The CRA program, which is modeled after the U.S. Army’s PEO Soldier program, performs three overarching tasks to achieve its mission. It ensures funding is available, communicates with Air Force functional communities concerning their Airmen’s OCIE requirements and coordinates with the Air Force Life Cycle Management Center to have those needs met prior to issuing the finished products to the functional communities.
Michael Brown, a contractor in AFMC’s CRA program office, said the CRA program ensures Airmen who are newly assigned to an installation have all of the OCIE they need to carry out their day-to-day duties in support of the mission.
Brown added that this also applies to deployed locations. They must ensure that Airmen performing duties while overseas have the necessary modern gear to operate in their assigned area of responsibility.
The CRA program evolved from U.S. Air Force Chief of Staff Gen.

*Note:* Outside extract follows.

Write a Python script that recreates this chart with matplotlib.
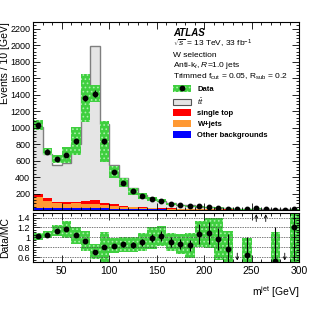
import numpy as np
import matplotlib
matplotlib.use("Agg")
import matplotlib.pyplot as plt
from matplotlib.patches import Patch
from matplotlib.lines import Line2D
from matplotlib.legend_handler import HandlerTuple
from matplotlib.ticker import MultipleLocator, AutoMinorLocator, FuncFormatter

plt.rcParams['font.family'] = ['Liberation Sans', 'DejaVu Sans']
plt.rcParams['mathtext.fontset'] = 'custom'
plt.rcParams['mathtext.rm'] = 'Liberation Sans'
plt.rcParams['mathtext.it'] = 'Liberation Sans:italic'
plt.rcParams['mathtext.bf'] = 'Liberation Sans:bold'
plt.rcParams['hatch.color'] = '#a8f0a8'
plt.rcParams['hatch.linewidth'] = 0.7

# bins of 10 GeV from 20 to 300
edges = np.arange(20, 301, 10)
centers = edges[:-1] + 5

# MC stack (events / 10 GeV)
mc_total = [1010, 675, 550, 572, 800, 1460, 1985, 1040, 550, 385, 265, 183, 137, 109,
            80, 65, 55, 42, 33, 27, 22, 18, 14, 12, 10, 7.8, 7, 5.8]
other_bkg = [30, 28, 25, 24, 24, 23, 22, 20, 17, 14, 12, 10, 8, 7,
             6, 5, 4, 4, 3, 3, 2, 2, 2, 2, 1, 1, 1, 1]
wjets = [130, 84, 55, 52, 56, 50, 47, 38, 32, 26, 20, 16, 12, 10,
         8, 7, 6, 5, 4, 4, 3, 3, 2, 2, 2, 2, 1, 1]
single_top = [40, 36, 22, 20, 20, 40, 50, 25, 18, 12, 10, 8, 7, 6,
              5, 4, 4, 3, 3, 3, 2, 2, 2, 2, 2, 1, 1, 1]

# data
data = [1030, 709, 622, 664, 832, 1358, 1410, 832, 457, 331, 225, 165, 136, 112,
        72, 56, 46, 45, 36, 26, 17, 8, 9, 19, 16, 4, 3, 7]
data_err = [30, 27, 22, 23, 30, 40, 40, 30, 22, 19, 16, 13, 11, 11,
            8, 7, 6.6, 8.4, 7.3, 6, 6.6, 5, 5, 7, 6, 5.5, 3.5, 4]
# green uncertainty bands
main_band = [60, 45, 50, 100, 170, 290, 100, 250, 72, 56, 40, 36, 25, 20,
             12, 10, 8, 7, 6, 5, 4, 3, 3, 3, 2, 2, 2, 2]
ratio_band = [0.07, 0.07, 0.11, 0.17, 0.17, 0.2, 0.15, 0.3, 0.15, 0.15, 0.15, 0.18, 0.22, 0.2,
              0.18, 0.2, 0.25, 0.27, 0.3, 0.43, 0.35, 0, 0.35, 0, 0, 0.6, 0, 0.7]

mc_total = np.array(mc_total, float)
other_bkg = np.array(other_bkg, float)
wjets = np.array(wjets, float)
single_top = np.array(single_top, float)
ttbar = mc_total - other_bkg - wjets - single_top
data = np.array(data, float)
data_err = np.array(data_err, float)
main_band = np.array(main_band, float)
ratio_band = np.array(ratio_band, float)

ratio = data / mc_total
ratio_err = data_err / mc_total

green = '#3fcf3f'
c_tt = '#e5e5e5'
c_red = '#ff0000'
c_orange = '#ff9933'
c_blue = '#0000ff'

fig = plt.figure(figsize=(3.32, 3.22), dpi=100)
ax = fig.add_axes([33/332, 1-210/322, 266/332, 188/322])
rax = fig.add_axes([33/332, 1-262/322, 266/332, 49.3/322])

# stack
bottom = np.zeros_like(mc_total)
for vals, col in [(other_bkg, c_blue), (wjets, c_orange), (single_top, c_red), (ttbar, c_tt)]:
    ax.stairs(bottom + vals, edges, baseline=bottom, fill=True, color=col, lw=0)
    bottom = bottom + vals
ax.stairs(mc_total, edges, color='#7f7f7f', lw=1.0)

# data band + points
ax.bar(centers, 2*main_band, bottom=data-main_band, width=10, color=green,
       edgecolor='#a8f0a8', lw=0, hatch='....')
ax.errorbar(centers, data, yerr=data_err, fmt='o', color='black', ms=3.2, lw=0.8, capsize=0)

ax.set_xlim(20, 300)
ax.set_ylim(0, 2280)
ax.yaxis.set_major_locator(MultipleLocator(200))
ax.yaxis.set_minor_locator(AutoMinorLocator(5))
ax.yaxis.set_major_formatter(FuncFormatter(lambda v, p: '' if v == 0 else '%d' % v))
ax.xaxis.set_major_locator(MultipleLocator(50))
ax.xaxis.set_minor_locator(MultipleLocator(10))
ax.tick_params(axis='x', labelbottom=False)
ax.set_ylabel('Events / 10 [GeV]', fontsize=7.5, ha='right')
ax.yaxis.set_label_coords(-0.085, 1.0)

for a in (ax, rax):
    a.tick_params(which='both', direction='in', top=True, right=True, labelsize=6.5, pad=2)
    a.tick_params(which='major', length=5, width=0.6)
    a.tick_params(which='minor', length=2.5, width=0.6)
    for s in a.spines.values():
        s.set_linewidth(0.8)

# text block
tx = 0.526
ax.text(tx, 0.941, 'ATLAS', transform=ax.transAxes, fontsize=7, weight='bold', style='italic', va='center')
ax.text(tx, 0.881, r'$\sqrt{s}$ = 13 TeV, 33 fb$^{-1}$', transform=ax.transAxes, fontsize=6, va='center')
ax.text(tx, 0.823, 'W selection', transform=ax.transAxes, fontsize=6, va='center')
ax.text(tx, 0.766, r'Anti-k$_{t}$, $R$=1.0 jets', transform=ax.transAxes, fontsize=6, va='center')
ax.text(tx, 0.709, r'Trimmed f$_{\rm cut}$ = 0.05, R$_{\rm sub}$ = 0.2', transform=ax.transAxes,
        fontsize=6, va='center')

h_data = (Patch(facecolor=green, edgecolor='#a8f0a8', lw=0, hatch='....'),
          Line2D([], [], marker='o', color='black', ms=3.2, ls='none'))
handles = [h_data,
           Patch(facecolor=c_tt, edgecolor='#555555', lw=0.8),
           Patch(facecolor=c_red, lw=0),
           Patch(facecolor=c_orange, lw=0),
           Patch(facecolor=c_blue, lw=0)]
labels = ['Data', r'$t\bar{t}$', 'single top', 'W+jets', 'Other backgrounds']
leg = ax.legend(handles, labels, loc='upper left', bbox_to_anchor=(0.515, 0.68), frameon=False,
                prop={'size': 5.5, 'weight': 'bold'}, handlelength=2.4, handleheight=1.0,
                handletextpad=0.8, labelspacing=0.38, borderaxespad=0,
                handler_map={tuple: HandlerTuple(ndivide=1)})

# ratio panel
for yv in [0.6, 0.8, 1.0, 1.2, 1.4]:
    rax.axhline(yv, color='#444444', lw=0.5, ls=(0, (2, 1.5)))
rax.bar(centers, 2*ratio_band, bottom=ratio-ratio_band, width=10, color=green,
        edgecolor='#a8f0a8', lw=0, hatch='....')
inr = (ratio >= 0.5) & (ratio <= 1.5)
rax.errorbar(centers[inr], ratio[inr], yerr=ratio_err[inr], fmt='o', color='black',
             ms=3.2, lw=0.8, capsize=0)
for c, r in zip(centers, ratio):
    if r > 1.5:
        rax.annotate('', xy=(c, 1.47), xytext=(c, 1.32),
                     arrowprops=dict(arrowstyle='->', lw=0.6, color='black', shrinkA=0, shrinkB=0,
                                     mutation_scale=5))
    elif r < 0.5:
        rax.annotate('', xy=(c, 0.53), xytext=(c, 0.68),
                     arrowprops=dict(arrowstyle='->', lw=0.6, color='black', shrinkA=0, shrinkB=0,
                                     mutation_scale=5))

rax.set_xlim(20, 300)
rax.set_ylim(0.5, 1.5)
rax.set_yticks([0.6, 0.8, 1.0, 1.2, 1.4])
rax.yaxis.set_minor_locator(AutoMinorLocator(4))
rax.yaxis.set_major_formatter(FuncFormatter(lambda v, p: '%g' % round(v, 1)))
rax.xaxis.set_major_locator(MultipleLocator(50))
rax.xaxis.set_minor_locator(MultipleLocator(10))
rax.tick_params(axis='x', labelsize=7.5, pad=3)
rax.set_ylabel('Data/MC', fontsize=7.5)
rax.yaxis.set_label_coords(-0.085, 0.5)
rax.set_xlabel(r'm$^{\rm jet}$ [GeV]', fontsize=7.5, ha='right', x=1.0, labelpad=6)

fig.savefig('out.png', dpi=100)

David Goldfein’s request that asked the Air Force to develop a CRA program. Goldfein has also encouraged the creation of uniforms and gear that fit better and are more comfortable and suitable for both male and female Airmen to perform their mission-related duties.
In 2017, the program started seeing more traction with gender-specific product modification requests before standing up officially. Some of the outcomes of those requests were redesigned gear and flight suits for female aircrew Airmen.
The CRA program officially stood up in 2019 and extends those services received by aircrew and special warfare Airmen to all Airmen, regardless of their career fields. Since standing up, the CRA team has already begun tackling OCIE requests.
Brown said the Air Force, similar to other military services, was struggling with providing gender-specific OCIE products, like female body armor.
He added that Goldfein challenged the CRA team to find a solution for the female body armor issue last year. After coordinating with Wright-Patterson Air Force Base’s Security Forces Airmen and teaming up with the Air Force Security Forces functional community, the CRA team developed a piece of body armor equipment specifically designed to fit the bodies of female Airmen better than the armor currently used.
Brent Van Dyk, also a contractor on AFMC’s CRA team, said that only Airmen working in special warfare and flight crew career fields, which are only about 9% of the Air Force’s Airmen, had a program office that was able to support their OCIE needs prior to the CRA program office launching.
According to the CRA team, that means that the other 91% of Airmen who were working in other fields were left without an advocate other than their functional communities when it came to their OCIE needs. By not having a central program office previously, those other Air Force functional communities handled their own requests individually and not necessarily uniformly.
Now that a central program office has been established, OCIE can be standardized for functional communities across the Air Force.
The CRA team said that having a central program office also allows the level of effort and financial burden to be shifted from a unit to a single program designed to address present and future critical OCIE issues.
OCIE requests are coordinated with AFLCMC for research and development, testing and evaluation before they are issued to the functional communities for distribution.
By successfully executing OCIE requests, the CRA team members said they seek to gain leadership’s trust and show Airmen that the products created are with their best interest in mind.
The CRA team added that support from Air Force leaders is vital to the CRA program because it needs full support from leadership at all levels to be successful. The team also believes that utilization of the program by leaders will standardize the force and build esprit de corps throughout the Air Force.